What you should do: Pictures excluded, return the lines below from the first through the line holding "anel_dir_590 = [0.5, -0.5, -0.2, 0.3, 0.9, 1.2, 0.9]".

Given information:
=-=-=-=-=
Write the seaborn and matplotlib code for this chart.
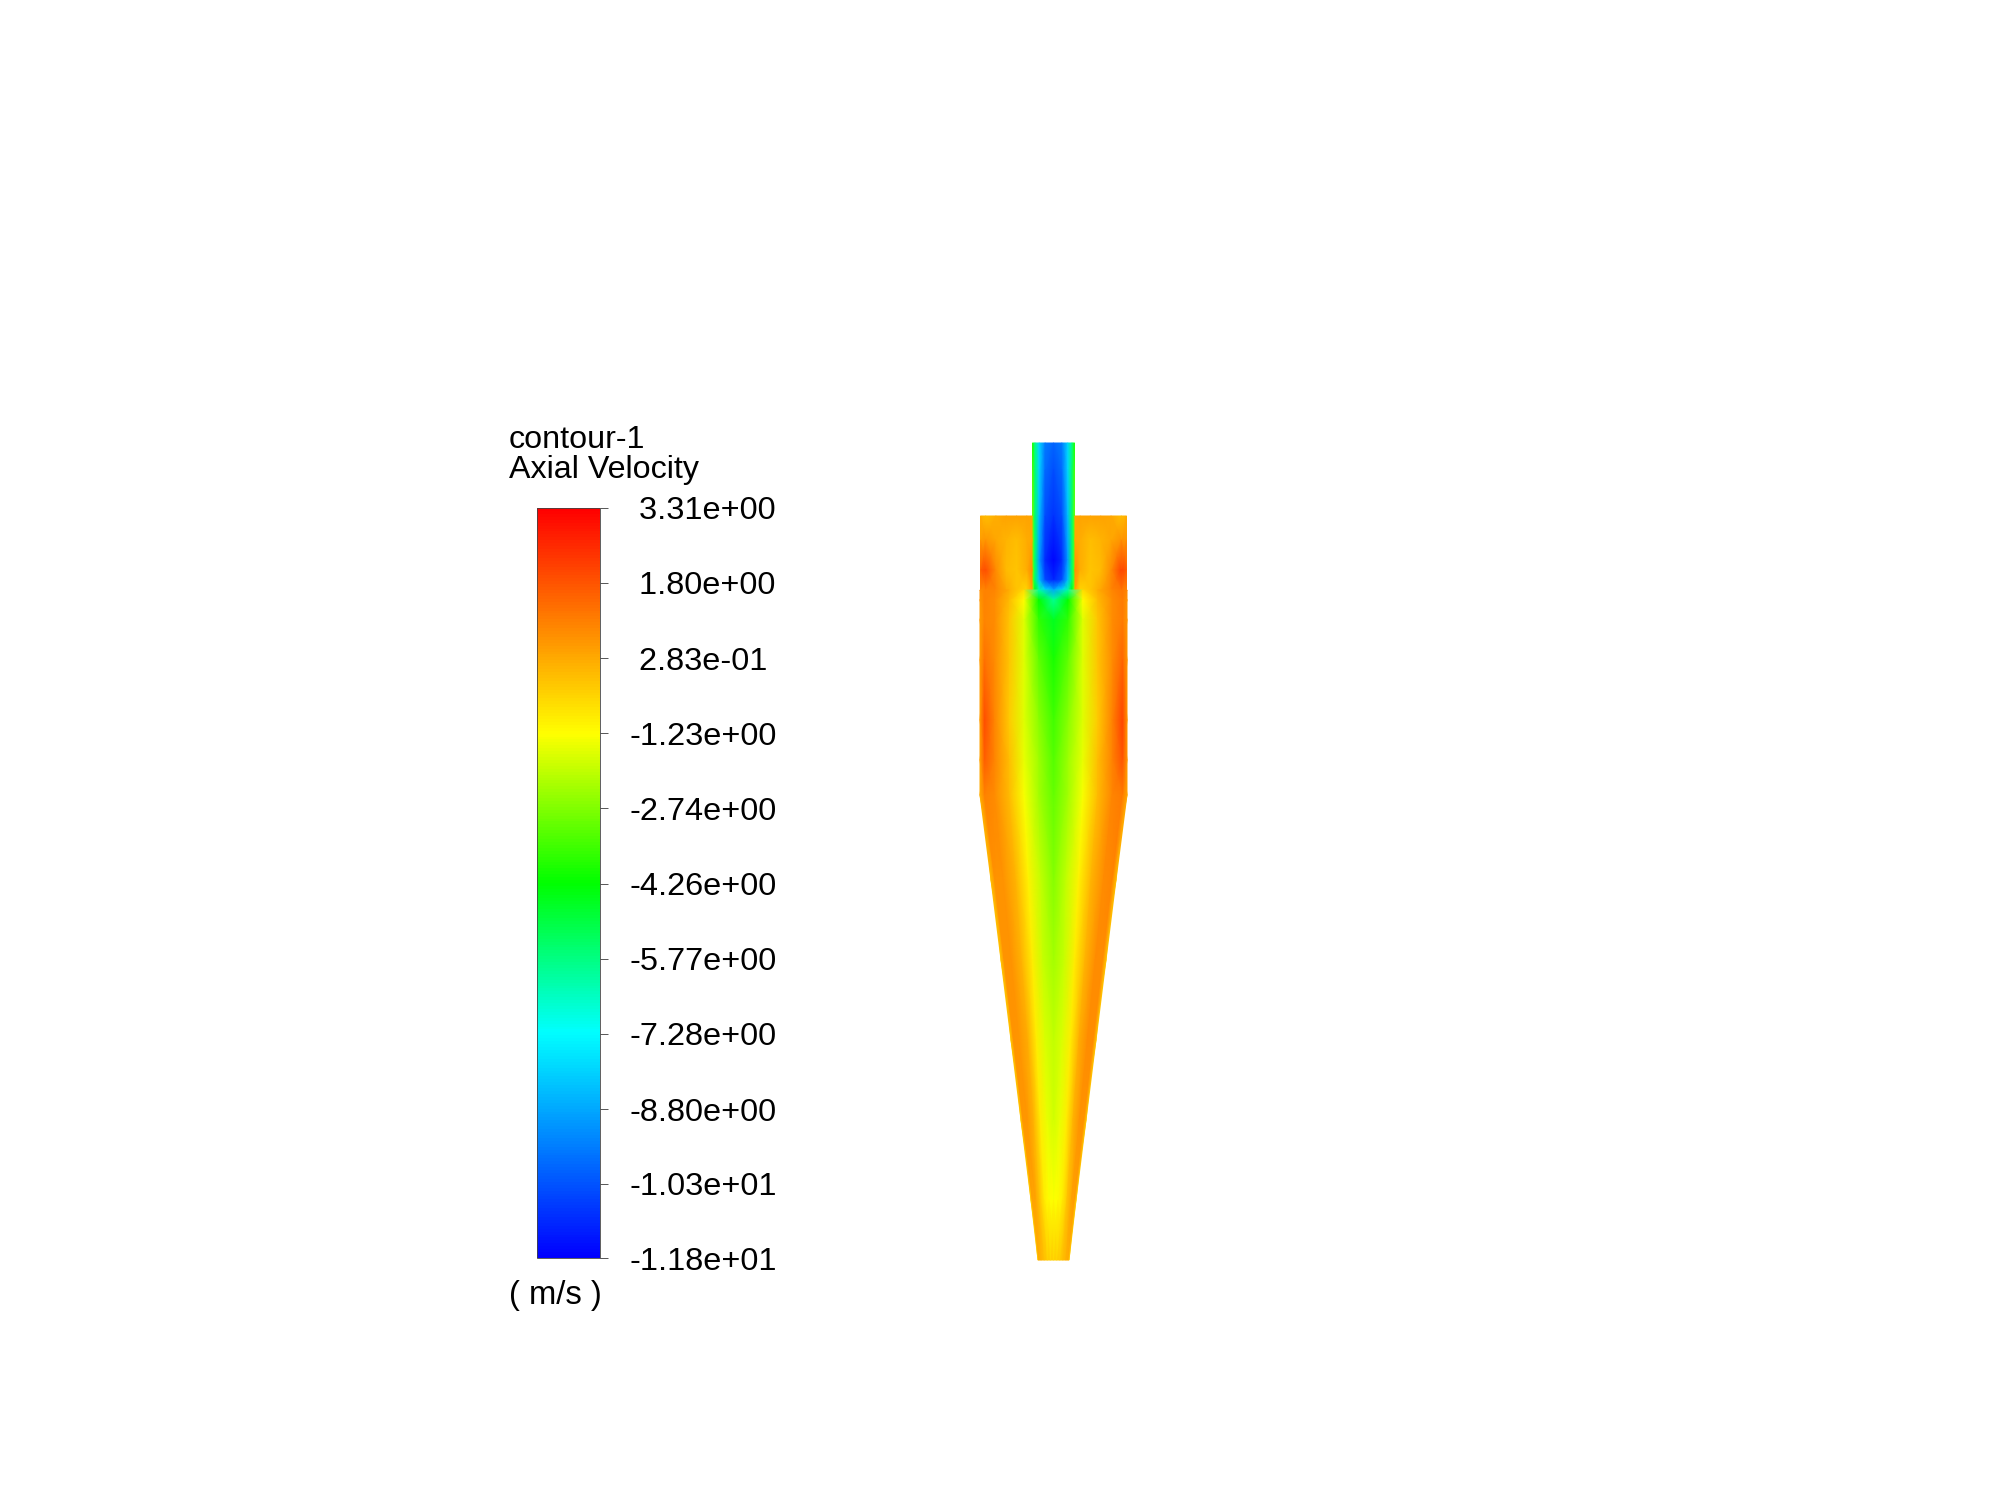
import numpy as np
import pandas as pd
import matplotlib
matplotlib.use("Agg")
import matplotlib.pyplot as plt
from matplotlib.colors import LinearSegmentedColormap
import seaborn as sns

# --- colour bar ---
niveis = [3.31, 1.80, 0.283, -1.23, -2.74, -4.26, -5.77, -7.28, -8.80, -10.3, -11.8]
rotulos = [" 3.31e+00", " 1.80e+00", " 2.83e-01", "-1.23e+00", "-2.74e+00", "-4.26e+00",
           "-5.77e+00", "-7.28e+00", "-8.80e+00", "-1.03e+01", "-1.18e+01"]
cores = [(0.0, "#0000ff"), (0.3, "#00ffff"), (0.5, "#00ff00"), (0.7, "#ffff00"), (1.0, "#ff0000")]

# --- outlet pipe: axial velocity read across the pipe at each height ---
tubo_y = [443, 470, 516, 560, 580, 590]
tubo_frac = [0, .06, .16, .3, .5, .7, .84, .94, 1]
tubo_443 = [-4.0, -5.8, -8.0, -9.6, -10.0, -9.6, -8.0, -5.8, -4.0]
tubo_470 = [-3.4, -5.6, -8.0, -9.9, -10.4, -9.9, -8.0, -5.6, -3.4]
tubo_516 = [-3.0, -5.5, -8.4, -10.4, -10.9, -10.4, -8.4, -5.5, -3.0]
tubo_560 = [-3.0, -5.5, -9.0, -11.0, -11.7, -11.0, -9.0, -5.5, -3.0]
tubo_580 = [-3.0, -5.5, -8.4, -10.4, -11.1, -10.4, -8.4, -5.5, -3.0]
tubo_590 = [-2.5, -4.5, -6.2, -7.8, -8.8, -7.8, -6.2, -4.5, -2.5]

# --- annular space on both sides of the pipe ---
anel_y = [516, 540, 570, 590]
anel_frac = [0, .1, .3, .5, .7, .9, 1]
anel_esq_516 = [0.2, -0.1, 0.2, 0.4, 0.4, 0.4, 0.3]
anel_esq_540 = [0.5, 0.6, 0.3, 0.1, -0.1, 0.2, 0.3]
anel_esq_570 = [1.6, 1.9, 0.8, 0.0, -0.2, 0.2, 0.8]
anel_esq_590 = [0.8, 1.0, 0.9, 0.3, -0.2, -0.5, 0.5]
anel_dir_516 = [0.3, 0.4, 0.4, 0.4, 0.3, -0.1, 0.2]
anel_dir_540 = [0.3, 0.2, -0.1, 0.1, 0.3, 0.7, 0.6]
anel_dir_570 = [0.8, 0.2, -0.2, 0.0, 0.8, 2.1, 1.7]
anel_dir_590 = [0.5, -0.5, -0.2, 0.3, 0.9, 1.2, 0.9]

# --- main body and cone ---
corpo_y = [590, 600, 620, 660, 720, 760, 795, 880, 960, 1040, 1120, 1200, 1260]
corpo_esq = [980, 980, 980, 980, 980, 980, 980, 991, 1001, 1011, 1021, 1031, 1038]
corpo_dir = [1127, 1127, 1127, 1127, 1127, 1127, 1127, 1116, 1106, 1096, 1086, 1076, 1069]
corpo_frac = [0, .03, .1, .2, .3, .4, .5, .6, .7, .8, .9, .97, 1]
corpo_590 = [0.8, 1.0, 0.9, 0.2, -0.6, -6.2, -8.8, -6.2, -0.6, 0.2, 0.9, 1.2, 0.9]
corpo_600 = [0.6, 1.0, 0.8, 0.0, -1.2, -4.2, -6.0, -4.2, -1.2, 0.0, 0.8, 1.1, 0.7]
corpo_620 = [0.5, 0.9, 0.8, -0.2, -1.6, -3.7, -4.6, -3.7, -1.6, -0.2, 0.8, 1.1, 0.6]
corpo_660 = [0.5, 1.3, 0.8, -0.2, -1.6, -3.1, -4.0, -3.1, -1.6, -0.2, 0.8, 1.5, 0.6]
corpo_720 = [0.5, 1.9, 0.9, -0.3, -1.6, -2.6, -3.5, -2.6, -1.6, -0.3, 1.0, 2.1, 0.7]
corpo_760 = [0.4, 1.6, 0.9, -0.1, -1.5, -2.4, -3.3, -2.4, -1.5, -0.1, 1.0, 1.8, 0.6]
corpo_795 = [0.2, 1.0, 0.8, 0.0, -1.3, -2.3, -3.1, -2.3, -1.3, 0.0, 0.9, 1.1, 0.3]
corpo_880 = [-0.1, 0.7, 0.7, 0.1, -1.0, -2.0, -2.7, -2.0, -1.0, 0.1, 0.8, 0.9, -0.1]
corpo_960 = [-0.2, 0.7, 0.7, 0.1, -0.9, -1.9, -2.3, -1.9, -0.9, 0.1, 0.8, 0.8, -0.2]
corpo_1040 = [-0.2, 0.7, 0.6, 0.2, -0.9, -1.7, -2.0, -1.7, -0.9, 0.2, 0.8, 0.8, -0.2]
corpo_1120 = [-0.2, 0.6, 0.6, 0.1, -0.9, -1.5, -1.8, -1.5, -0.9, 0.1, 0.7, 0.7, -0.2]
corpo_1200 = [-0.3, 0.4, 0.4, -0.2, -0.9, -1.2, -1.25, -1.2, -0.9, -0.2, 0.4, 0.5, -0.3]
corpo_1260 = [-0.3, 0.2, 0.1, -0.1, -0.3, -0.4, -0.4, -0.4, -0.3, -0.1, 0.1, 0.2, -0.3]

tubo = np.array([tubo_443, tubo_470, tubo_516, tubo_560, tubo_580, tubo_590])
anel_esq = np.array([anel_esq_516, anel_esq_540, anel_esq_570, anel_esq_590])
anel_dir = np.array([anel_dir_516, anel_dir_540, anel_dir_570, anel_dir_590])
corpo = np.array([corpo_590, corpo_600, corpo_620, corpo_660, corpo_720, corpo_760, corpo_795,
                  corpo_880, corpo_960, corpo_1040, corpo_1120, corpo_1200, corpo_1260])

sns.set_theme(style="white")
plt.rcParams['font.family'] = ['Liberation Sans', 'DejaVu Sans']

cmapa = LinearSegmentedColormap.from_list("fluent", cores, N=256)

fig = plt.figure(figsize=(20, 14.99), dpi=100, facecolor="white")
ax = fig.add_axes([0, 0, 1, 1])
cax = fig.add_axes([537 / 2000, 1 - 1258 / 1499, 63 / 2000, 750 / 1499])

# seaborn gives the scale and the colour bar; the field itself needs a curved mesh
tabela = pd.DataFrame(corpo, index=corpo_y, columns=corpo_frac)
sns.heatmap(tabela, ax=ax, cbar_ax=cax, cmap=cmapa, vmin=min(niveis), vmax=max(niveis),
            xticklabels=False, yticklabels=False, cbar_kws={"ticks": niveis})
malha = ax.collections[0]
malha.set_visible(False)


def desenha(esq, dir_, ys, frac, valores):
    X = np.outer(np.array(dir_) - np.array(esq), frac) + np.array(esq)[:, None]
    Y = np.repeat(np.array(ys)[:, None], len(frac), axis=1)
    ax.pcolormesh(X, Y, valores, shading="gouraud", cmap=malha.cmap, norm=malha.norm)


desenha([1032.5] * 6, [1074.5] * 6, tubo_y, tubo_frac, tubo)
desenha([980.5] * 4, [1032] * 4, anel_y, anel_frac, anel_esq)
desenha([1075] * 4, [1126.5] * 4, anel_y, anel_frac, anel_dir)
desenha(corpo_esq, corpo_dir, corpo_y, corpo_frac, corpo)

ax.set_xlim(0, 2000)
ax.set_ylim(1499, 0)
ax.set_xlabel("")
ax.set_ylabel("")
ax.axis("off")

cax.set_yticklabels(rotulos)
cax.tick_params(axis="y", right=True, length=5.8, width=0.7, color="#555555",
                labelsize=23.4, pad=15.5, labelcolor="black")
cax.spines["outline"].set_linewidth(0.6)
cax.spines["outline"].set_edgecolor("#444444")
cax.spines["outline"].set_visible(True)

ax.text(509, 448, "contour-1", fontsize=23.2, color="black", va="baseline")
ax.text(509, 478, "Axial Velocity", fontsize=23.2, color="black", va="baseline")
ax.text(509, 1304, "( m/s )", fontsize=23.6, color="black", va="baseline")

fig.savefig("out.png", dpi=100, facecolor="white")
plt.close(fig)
=-=-=-=-=
Written response:
Write the seaborn and matplotlib code for this chart.
import numpy as np
import pandas as pd
import matplotlib
matplotlib.use("Agg")
import matplotlib.pyplot as plt
from matplotlib.colors import LinearSegmentedColormap
import seaborn as sns

# --- colour bar ---
niveis = [3.31, 1.80, 0.283, -1.23, -2.74, -4.26, -5.77, -7.28, -8.80, -10.3, -11.8]
rotulos = [" 3.31e+00", " 1.80e+00", " 2.83e-01", "-1.23e+00", "-2.74e+00", "-4.26e+00",
           "-5.77e+00", "-7.28e+00", "-8.80e+00", "-1.03e+01", "-1.18e+01"]
cores = [(0.0, "#0000ff"), (0.3, "#00ffff"), (0.5, "#00ff00"), (0.7, "#ffff00"), (1.0, "#ff0000")]

# --- outlet pipe: axial velocity read across the pipe at each height ---
tubo_y = [443, 470, 516, 560, 580, 590]
tubo_frac = [0, .06, .16, .3, .5, .7, .84, .94, 1]
tubo_443 = [-4.0, -5.8, -8.0, -9.6, -10.0, -9.6, -8.0, -5.8, -4.0]
tubo_470 = [-3.4, -5.6, -8.0, -9.9, -10.4, -9.9, -8.0, -5.6, -3.4]
tubo_516 = [-3.0, -5.5, -8.4, -10.4, -10.9, -10.4, -8.4, -5.5, -3.0]
tubo_560 = [-3.0, -5.5, -9.0, -11.0, -11.7, -11.0, -9.0, -5.5, -3.0]
tubo_580 = [-3.0, -5.5, -8.4, -10.4, -11.1, -10.4, -8.4, -5.5, -3.0]
tubo_590 = [-2.5, -4.5, -6.2, -7.8, -8.8, -7.8, -6.2, -4.5, -2.5]

# --- annular space on both sides of the pipe ---
anel_y = [516, 540, 570, 590]
anel_frac = [0, .1, .3, .5, .7, .9, 1]
anel_esq_516 = [0.2, -0.1, 0.2, 0.4, 0.4, 0.4, 0.3]
anel_esq_540 = [0.5, 0.6, 0.3, 0.1, -0.1, 0.2, 0.3]
anel_esq_570 = [1.6, 1.9, 0.8, 0.0, -0.2, 0.2, 0.8]
anel_esq_590 = [0.8, 1.0, 0.9, 0.3, -0.2, -0.5, 0.5]
anel_dir_516 = [0.3, 0.4, 0.4, 0.4, 0.3, -0.1, 0.2]
anel_dir_540 = [0.3, 0.2, -0.1, 0.1, 0.3, 0.7, 0.6]
anel_dir_570 = [0.8, 0.2, -0.2, 0.0, 0.8, 2.1, 1.7]
anel_dir_590 = [0.5, -0.5, -0.2, 0.3, 0.9, 1.2, 0.9]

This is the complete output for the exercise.